I was sitting on the floor of my full weight watchers meeting today thumbing through the weekly newsletter when I ran across an article about staying motivated. The author of the article talked about going to her class reunion and how she wanted to go and show everyone how great she looks now.
This things got me thinking. I remember trying to reach my goal weight even back in high school. Next year is my 10-year class reunion, and while I really could care less about what my old classmates think about my physique, I do care that I have yet to reach my goal.
The good news is that even though I've been trying to lose weight unsuccessfully for 10 years, I have at least made some good dents in my lifestyle.
I went to the gym with my sister tonight and started to think about how much my attitude has changed towards food and exercise. I remember hating the gym when I first went back on swim team in high school. It felt like such a waste of energy, and the machines were so confusing and foreign to me. I remember not knowing what an elliptical was (I called it the swingy leg thing). Now, not only do I know what to do with an elliptical, I have no problem pushing myself through circuit training, stretches, and I'm even learning to be happy about feeling the burn.

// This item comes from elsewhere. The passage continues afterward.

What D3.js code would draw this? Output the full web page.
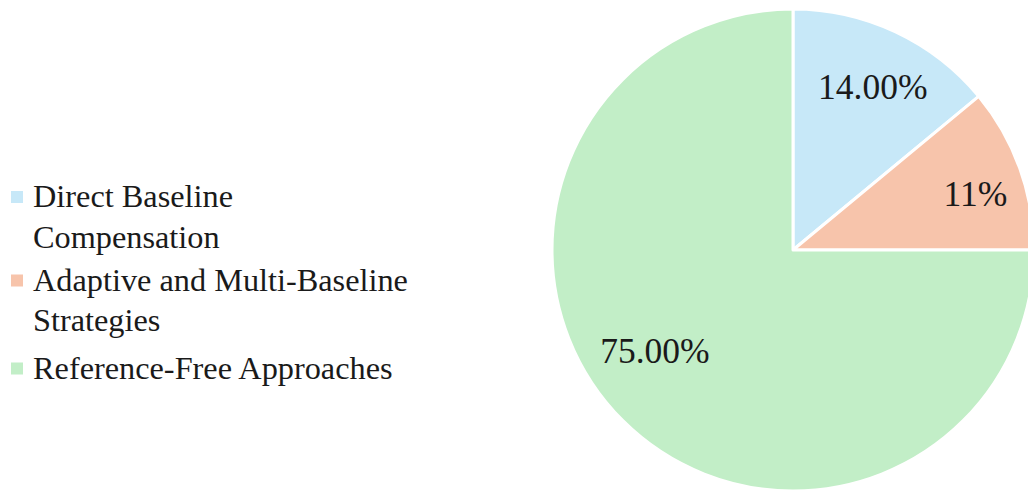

This afternoon I got myself a chicken nugget meal at Mcdonalds thinking it would be a good reward for my weight loss, and I ended up not even eating it. I ate a couple chicken nuggets and found myself wishing they tasted less like a deep fryer. I could taste the lethargy that I would be feeling later if I finished my meal and I didn't like it! I ended up taking my $6 hit and buying myself another lunch at new seasons - a tuna salad sandwich on whole wheat bread with tomato and avocado (doesn't that even "sound" better?!)
Over the years I feel like my food preferences have drastically evolved and my body craves good food. I lost 2 pounds this week and I think I only tracked 3 out of the 7 days. This is a testament to the fact that I have really made lasting changes to my eating habits.
I just have 65 more pounds to lose. I want to focus on the big number instead of the milestones. This time the milestones are nice, but they're not good enough. This time I'm going to get to a healthy weight and stay there!